Korea and the worst possible timing to negotiate with Trump

2025 04 21·
Junotane
Junotane
· 5 min read

Timing is everything in diplomacy, and South Korea has found the worst possible timing to enter trade talks with the Trump administration. With the U.S. mid-tariff offensive and Trump’s desperate need for a public victory, these negotiations won’t be about finding common ground—they’ll be about Trump.

Trump doesn’t negotiate in the traditional sense. He demands, humiliates, and then declares victory. Right now, his administration is under pressure. Every day adds pressure.

The on-again off-again tariffs with exceptions here and there have rattled markets, drawn criticism at home, and left businesses and financial markets in limbo. Something needs to give. Someone needs to fold. And Seoul, battered by domestic political turmoil and isolated diplomatically, is being set up to play the part of the first major concession.

Trump needs a win—plain and simple. His sweeping “Liberation Day” tariffs have triggered economic backlash, raised consumer prices, and rattled global markets. With mounting pressure from domestic industries and a looming election cycle, the administration is desperate to prove the tariffs weren’t just bluster, but a masterstroke of economic brinkmanship. To do that, Trump needs a country to capitulate publicly. He needs a big, bold headline that says “Trump Forces Korea to Pay Up.” Nothing subtle. Nothing bureaucratic. A clean, symbolic surrender that he can hold up as vindication.

Trump thrives on spectacle. Korea will be packaged as proof that the tariff strategy is working and that America is once again getting what it wants through raw economic pressure.

The trouble is that South Korea is walking into this negotiation with little leverage and even less clarity about what it’s up against.
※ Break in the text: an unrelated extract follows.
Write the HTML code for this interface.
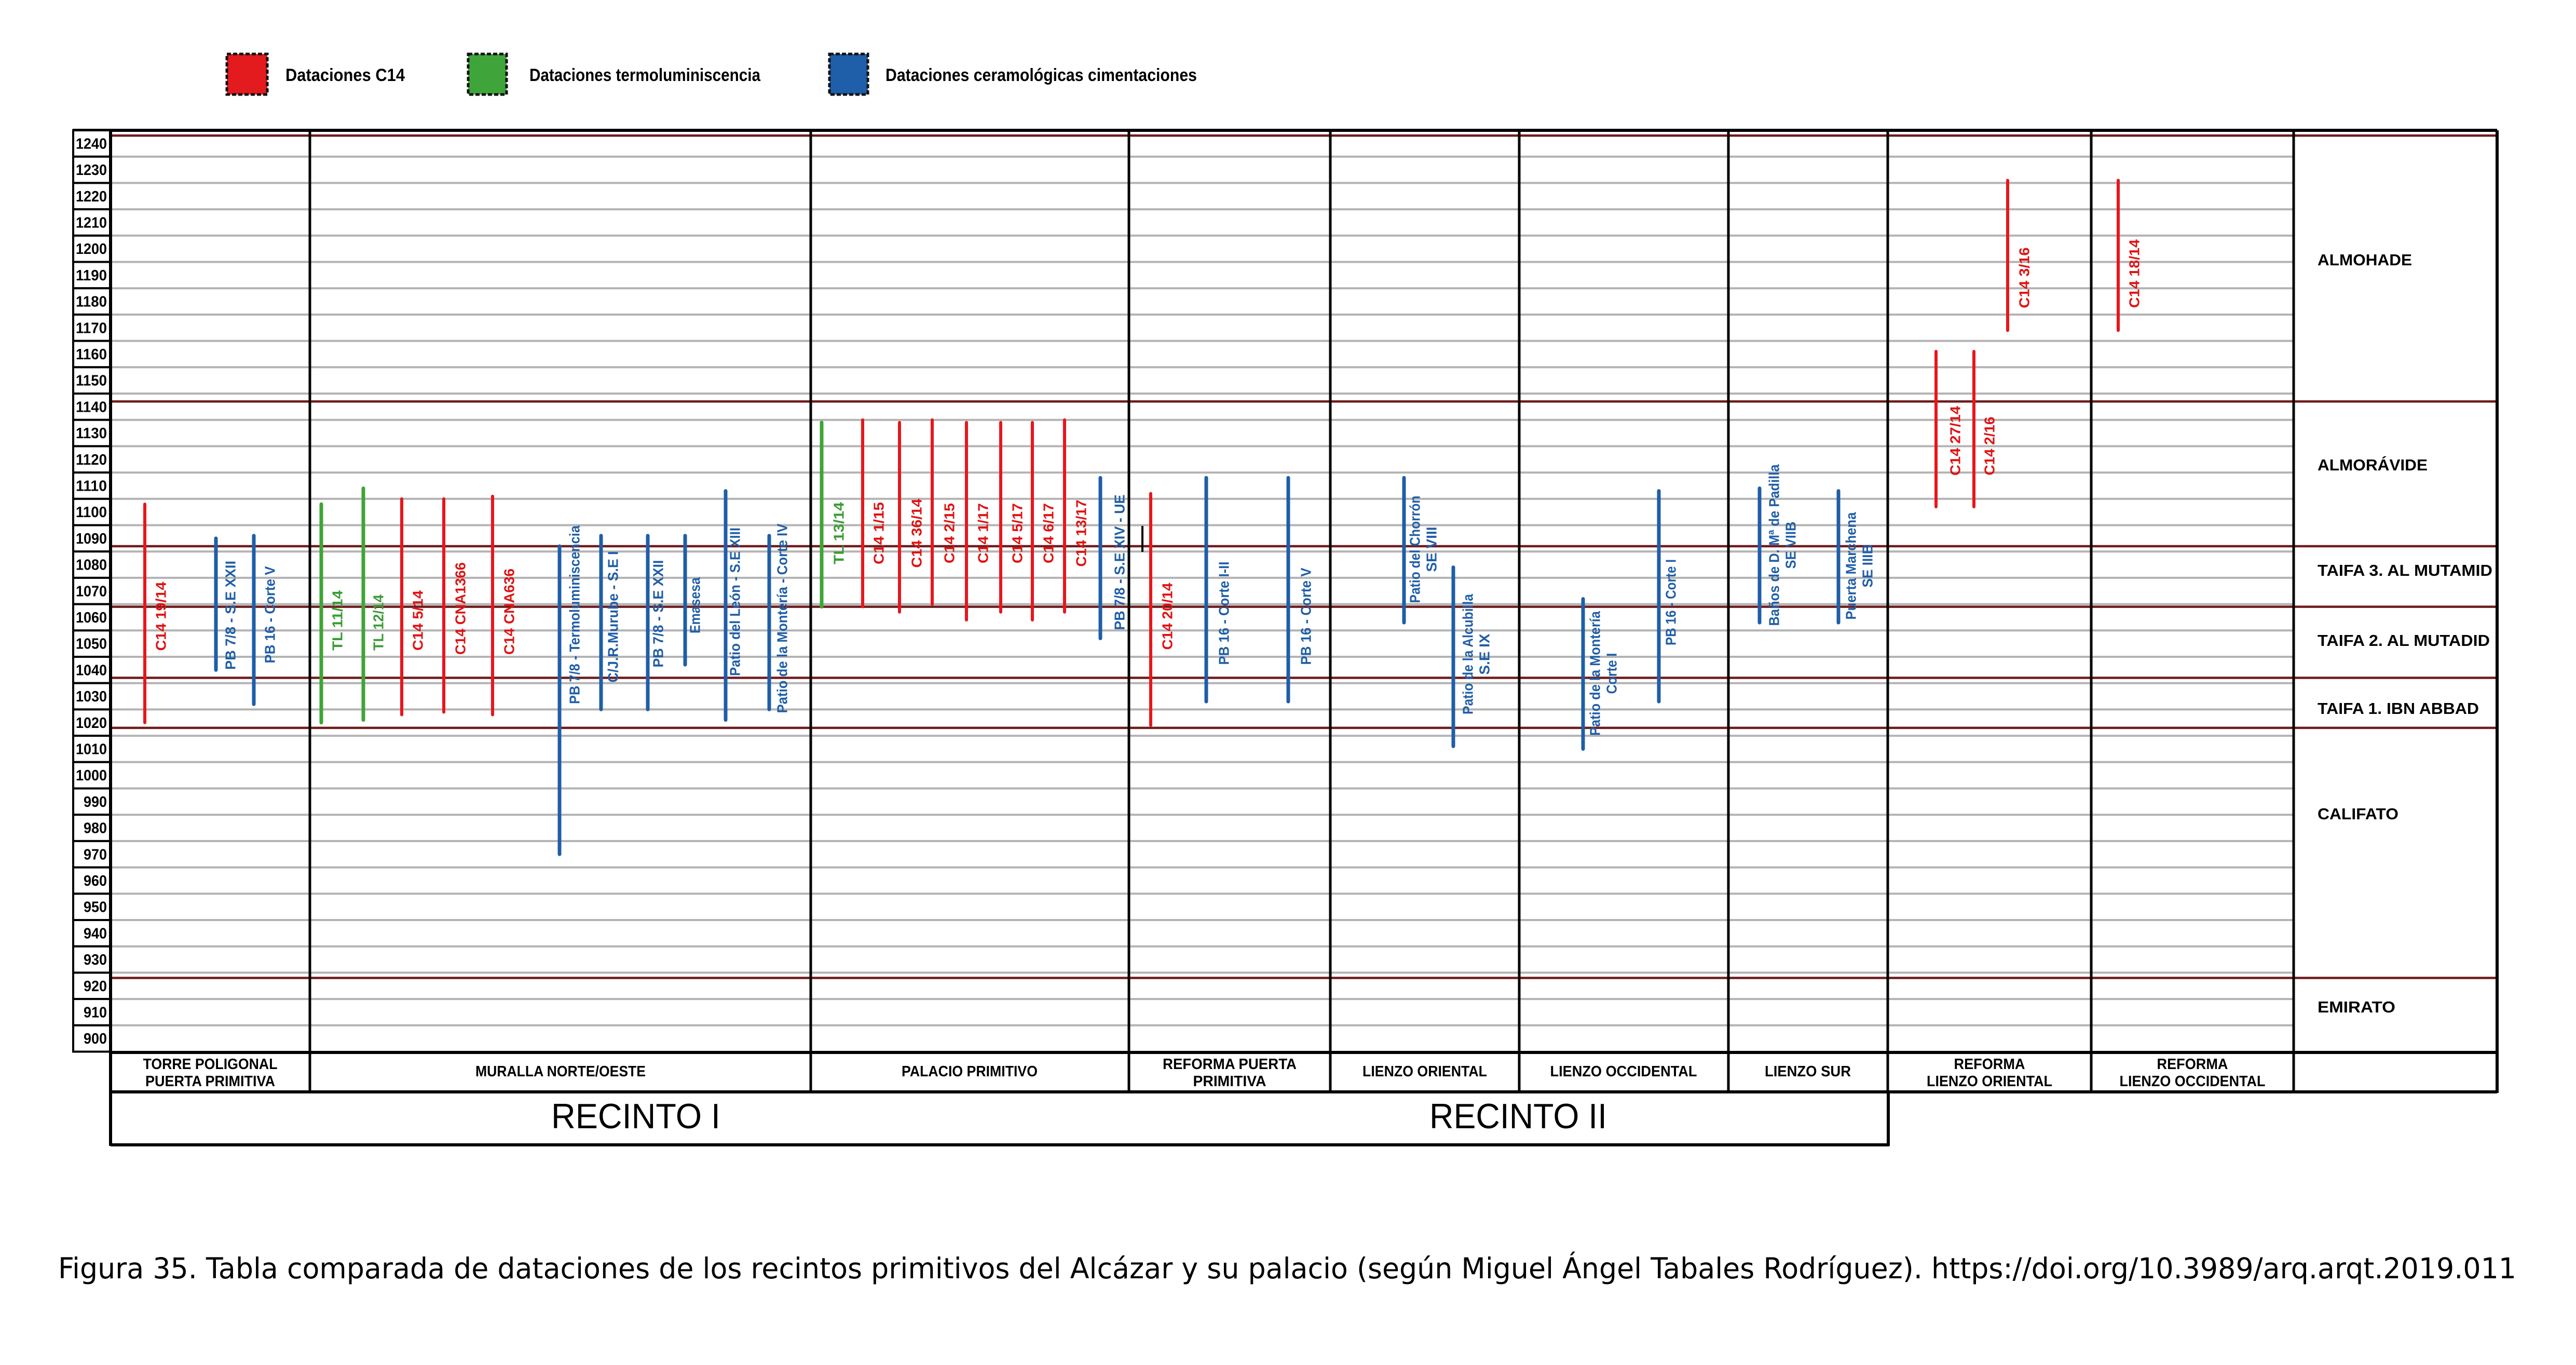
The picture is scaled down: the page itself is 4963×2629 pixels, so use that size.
<!DOCTYPE html>
<html><head><meta charset="utf-8"><style>
html,body{margin:0;padding:0;background:#fff;}
svg{display:block;}
text{font-family:"Liberation Sans",Arial,sans-serif;}
</style></head><body>
<svg id="chart" width="4963" height="2629" viewBox="0 0 4963 2629" xmlns="http://www.w3.org/2000/svg">
<g id="legend">
  <g>
    <rect x="437" y="104" width="78" height="78" fill="#e31b1f" stroke="#111" stroke-width="5" stroke-dasharray="8 4"/>
    <text x="550" y="156" font-size="34" font-weight="bold" textLength="230" lengthAdjust="spacingAndGlyphs">Dataciones C14</text>
  </g>
  <g>
    <rect x="902" y="104" width="74" height="78" fill="#3fa53a" stroke="#111" stroke-width="5" stroke-dasharray="8 4"/>
    <text x="1020" y="156" font-size="34" font-weight="bold" textLength="445" lengthAdjust="spacingAndGlyphs">Dataciones termoluminiscencia</text>
  </g>
  <g>
    <rect x="1598" y="104" width="74" height="78" fill="#1f5ea8" stroke="#111" stroke-width="5" stroke-dasharray="8 4"/>
    <text x="1706" y="156" font-size="34" font-weight="bold" textLength="600" lengthAdjust="spacingAndGlyphs">Dataciones ceramológicas cimentaciones</text>
  </g>
</g>
<g id="grid"></g>
<g id="eras"></g>
<g id="cols"></g>
<g id="years"></g>
<g id="bars"></g>
<g id="labels"></g>
<g id="periods"></g>
<g id="headers"></g>
<text x="112" y="2462" font-size="55" style="font-family:'DejaVu Sans',sans-serif" textLength="4736" lengthAdjust="spacingAndGlyphs">Figura 35. Tabla comparada de dataciones de los recintos primitivos del Alcázar y su palacio (según Miguel Ángel Tabales Rodríguez). https://doi.org/10.3989/arq.arqt.2019.011</text>
</svg>
<script>
// ---- data ----
const yearTicks = [1240,1230,1220,1210,1200,1190,1180,1170,1160,1150,1140,1130,1120,1110,1100,1090,1080,1070,1060,1050,1040,1030,1020,1010,1000,990,980,970,960,950,940,930,920,910,900];
const eraBounds = [1248,1147,1092,1069,1042,1023,928];
const periodNames = ["ALMOHADE","ALMORÁVIDE","TAIFA 3. AL MUTAMID","TAIFA 2. AL MUTADID","TAIFA 1. IBN ABBAD","CALIFATO","EMIRATO"];
const barTypes = ["c14","blue","blue","tl","tl","c14","c14","c14","blue","blue","blue","blue","blue","blue",
 "tl","c14","c14","c14","c14","c14","c14","c14","blue",
 "c14","blue","blue","blue","blue","blue","blue","blue","blue","c14","c14","c14","c14"];
const barStart = [1108,1095,1096,1108,1114,1110,1110,1111,1092,1096,1096,1096,1113,1096,
 1139,1140,1139,1140,1139,1139,1139,1140,1118,
 1112,1118,1118,1118,1084,1072,1113,1114,1113,1166,1166,1231,1231];
const barEnd = [1025,1045,1032,1025,1026,1028,1029,1028,975,1030,1030,1047,1026,1030,
 1069,1069,1067,1070,1064,1067,1064,1067,1057,
 1024,1033,1033,1063,1016,1015,1033,1063,1063,1107,1107,1174,1174];
const barNames = ["C14  19/14","PB 7/8 - S.E XXII","PB 16 - Corte V","TL  11/14","TL 12/14","C14  5/14","C14  CNA1366","C14  CNA636","PB 7/8 - Termoluminiscencia","C/J.R.Murube - S.E I","PB 7/8 - S.E XXII","Emasesa","Patio del León - S.E XIII","Patio de la Montería - Corte IV",
 "TL  13/14","C14  1/15","C14  36/14","C14  2/15","C14  1/17","C14  5/17","C14  6/17","C14  13/17","PB 7/8 - S.E XIV - UE",
 "C14  20/14","PB 16 - Corte I-II","PB 16 - Corte V","Patio del Chorrón|SE VIII","Patio de la Alcubilla|S.E IX","Patio de la Montería|Corte I","PB 16 - Corte I","Baños de D. Mª de Padilla|SE VIIB","Puerta Marchena|SE IIIB",
 "C14  27/14","C14 2/16","C14  3/16","C14  18/14"];
// ---- layout (not data) ----
const barX = [279,416,489,619,700,774,855,949,1078,1158,1248,1320,1398,1482,
 1583,1662,1733,1796,1862,1928,1989,2051,2120,
 2217,2324,2482,2705,2800,3050,3196,3390,3542,3730,3803,3868,4081];
const labelX = [310,444,520,650,729,805,887,981,1107,1181,1268,1339,1416,1507,
 1616,1693,1766,1829,1894,1960,2020,2083,2157,
 2249,2358,2516,2742,2844,3089,3219,3434,3582,3767,3833,3900,4112];
const labelY = [1187,1185,1184,1195,1199,1195,1172,1178,1184,1188,1182,1166,1159,1191,
 1027,1027,1027,1027,1027,1027,1027,1027,1083,
 1187,1181,1187,1058,1260,1297,1160,1050,1090,849,859,535,527];
const labelLen = [133,210,187,116,108,116,178,166,344,253,207,108,286,365,
 120,120,133,116,116,116,116,129,261,
 129,199,187,207,232,240,166,311,207,134,113,117,132];
const subLen = {26:87,27:79,28:79,30:91,31:83};
const colSep = [597,1562,2175,2563,2927,3330,3637,4029,4419];
const periodY = [500,895,1098,1233,1364,1567,1939];
const periodLen = [182,212,337,332,311,156,150];
const X0=213, XR=4811, XD=4419, TOP=251, ROWH=50.7;
const NS="http://www.w3.org/2000/svg";
const colors={c14:"#e8161c",tl:"#3ea535",blue:"#1f5ea8"};
const tcolors={c14:"#e01212",tl:"#3a9c34",blue:"#1f5ea8"};
function y(v){return TOP+(1250-v)*ROWH/10;}
function mk(tag,attrs,parent){const e=document.createElementNS(NS,tag);for(const k in attrs)e.setAttribute(k,attrs[k]);parent.appendChild(e);return e;}
const G=id=>document.getElementById(id);
yearTicks.forEach((t,i)=>{ if(i===0) return;
  const l=mk('line',{x1:X0,x2:XD,y1:y(t+10),y2:y(t+10),stroke:'#b3b3b3','stroke-width':4},G('grid'));
  
  
});
eraBounds.forEach(b=>{
  const l=mk('line',{x1:X0,x2:XR,y1:y(b),y2:y(b),stroke:'#6e1c1c','stroke-width':4.5},G('eras'));
  
  
});
yearTicks.forEach(t=>{
  const r=mk('rect',{x:141,y:y(t+10),width:71,height:ROWH,fill:'#fff',stroke:'#000','stroke-width':4},G('years'));
  
  
  const tx=mk('text',{x:206,y:y(t+5)+10,'font-size':29,'font-weight':'bold','text-anchor':'end',textLength:(t>=1000?60:45),lengthAdjust:'spacingAndGlyphs'},G('years'));
  tx.textContent=t;
  
  
});
const C=G('cols');
colSep.forEach(x=>{const l=mk('line',{x1:x,x2:x,y1:TOP,y2:2103,stroke:'#000','stroke-width':5},C);
  
  });
[[140,TOP,XR,TOP],[XR,TOP,XR,2105],[X0,2027,XR,2027],[X0,2103,XR,2103],[X0,TOP,X0,2207],[X0,2205,3640,2205],[3638,2103,3638,2207]].forEach(a=>{
  const l=mk('line',{x1:a[0],y1:a[1],x2:a[2],y2:a[3],stroke:'#000','stroke-width':6},C);
  
  });
const tk=mk('line',{x1:2201,x2:2201,y1:1013,y2:1063,stroke:'#000','stroke-width':4},C);


barStart.forEach((s,i)=>{
  const t=barTypes[i];
  const b=mk('line',{x1:barX[i],x2:barX[i],y1:y(s),y2:y(barEnd[i]),stroke:colors[t],'stroke-width':(t==='c14'?6:7),'stroke-linecap':'round'},G('bars'));
  
  
  const parts=barNames[i].split('|');
  parts.forEach((p,j)=>{
    const lx=labelX[i]+(parts.length>1?(j===0?-16:16):0);
    const len=j===0?labelLen[i]:subLen[i];
    const tx=mk('text',{x:lx,y:labelY[i],'font-size':28,'font-weight':'bold',fill:tcolors[t],'text-anchor':'middle','dominant-baseline':'central',transform:'rotate(-90 '+lx+' '+labelY[i]+')',textLength:len,lengthAdjust:'spacingAndGlyphs'},G('labels'));
    tx.textContent=p;
    
    
  });
});
periodNames.forEach((n,i)=>{
  const tx=mk('text',{x:4465,y:periodY[i]+11,'font-size':31,'font-weight':'bold',textLength:periodLen[i],lengthAdjust:'spacingAndGlyphs'},G('periods'));
  tx.textContent=n;
  
  
});
const heads=[[405,["TORRE POLIGONAL","PUERTA PRIMITIVA"],[259,250]],[1080,["MURALLA NORTE/OESTE"],[328]],[1868,["PALACIO PRIMITIVO"],[262]],[2369,["REFORMA PUERTA","PRIMITIVA"],[258,141]],[2745,["LIENZO ORIENTAL"],[240]],[3128,["LIENZO OCCIDENTAL"],[283]],[3483,["LIENZO SUR"],[166]],[3833,["REFORMA","LIENZO ORIENTAL"],[137,242]],[4224,["REFORMA","LIENZO OCCIDENTAL"],[137,281]]];
heads.forEach(h=>{
  h[1].forEach((s,j)=>{
    const yy=h[1].length===1?2073:(j===0?2059:2092);
    const tx=mk('text',{x:h[0],y:yy,'font-size':29,'font-weight':'bold','text-anchor':'middle',textLength:h[2][j],lengthAdjust:'spacingAndGlyphs'},G('headers'));
    tx.textContent=s;
    
    
  });
});
[[1225,"RECINTO I",326],[2925,"RECINTO II",342]].forEach(r=>{
  const tx=mk('text',{x:r[0],y:2173,'font-size':68,'text-anchor':'middle',textLength:r[2],lengthAdjust:'spacingAndGlyphs'},G('headers'));
  tx.textContent=r[1];
  
  
});
</script>
</body></html>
The acting government, following President Yoon’s suspension, is eager to avoid friction, has no public mandate to take a strong position, and has no strategic posotion that can be sustained over a prolonged period. It will be negotiating with caution.

Trump reads diplomatic caution not as prudence, but as weakness—and he will exploit it. He’s not looking for small wins. He’s looking for billions.

The most obvious demand on the table will be military cost-sharing. A cash sum that Trump can bandy across the media. Trump has long complained that U.S. troops are stationed in South Korea at the American taxpayer’s expense. In his view, Korea should be paying far more for U.S. protection. And now, with tariffs looming over Korea’s export-heavy economy, Trump sees an opportunity to squeeze—and squeeze hard.

Past negotiations on military burden-sharing have been tense enough. Under Trump’s first term, Washington demanded a 400% increase in Seoul’s contributions. That may have sounded absurd then. But in the current context—tariffs as leverage, a distracted and vulnerable South Korean government, and an administration obsessed with transactional victories—it could be only the starting point.

And military costs won’t be the end of it.

Trump will demand new Korean investment in the United States: semiconductor factories, car plants, defense deals—anything that can be televised, tweeted, or framed as another triumph of “America First.” He’ll want South Korean companies to announce major job-creating deals in U.S. states that happen to be swing districts. He’ll expect Seoul to buy more American agricultural products, natural gas, and high-tech components.

Not because these are smart trade decisions. But because they look good. Because they can be packaged into a media-friendly narrative: Trump stared down an ally, and the ally blinked.

South Korea is not negotiating from a position of strength. The global economic climate is unstable. The U.S. election cycle is approaching full throttle. And unlike Japan, which has powerful allies in Washington and plays the long game through deep lobbying networks, South Korea is viewed with suspicion in key U.S. circles. Frustration over progressive Korean administrations, past intelligence rifts, and diverging views on China have all diminished Seoul’s influence behind the scenes.

The real tragedy is that South Korea still appears to believe this can be a good-faith discussion between allies. South Korean officials are talking as if these are real trade talks.

South Korea’s offocials are talking about giving map data to Google! It’s something that should’ve been done years ago! It’s something that is evidence of South Korea taking advantage of the U.S. Bringing it up now, is NOT a great strategy!

South Korean officials are thinking that appeals to strategic interests and long-term partnership will hold weight. They’re thinking that rational arguments will convince an administration that is, by all appearances, running entirely on image and intimidation.

Trump doesn’t care about rationality. He wants a show of force. He wants to prove that tariffs get results. And in the absence of a bigger, more defiant target, South Korea is the most vulnerable option.

The best Seoul can hope for is to minimize the damage—delay, deflect, and try to buy time until U.S. domestic politics shift or Trump’s attention moves elsewhere. Delay! Delay! Delay!

The idea that South Korea can walk into Washington this week and walk out with a balanced agreement is pure fiction.

Timing matters. And right now, the Trump administration needs to turn economic chaos into political credit. That means someone has to pay. Someone has to surrender. And unless something changes fast, that someone is going to be South Korea.

Trump will win - there’s no question about that. Ultimately, the U.S. will lose. It’s from this poinbt onwards, that its once obedient ally heads down a different path.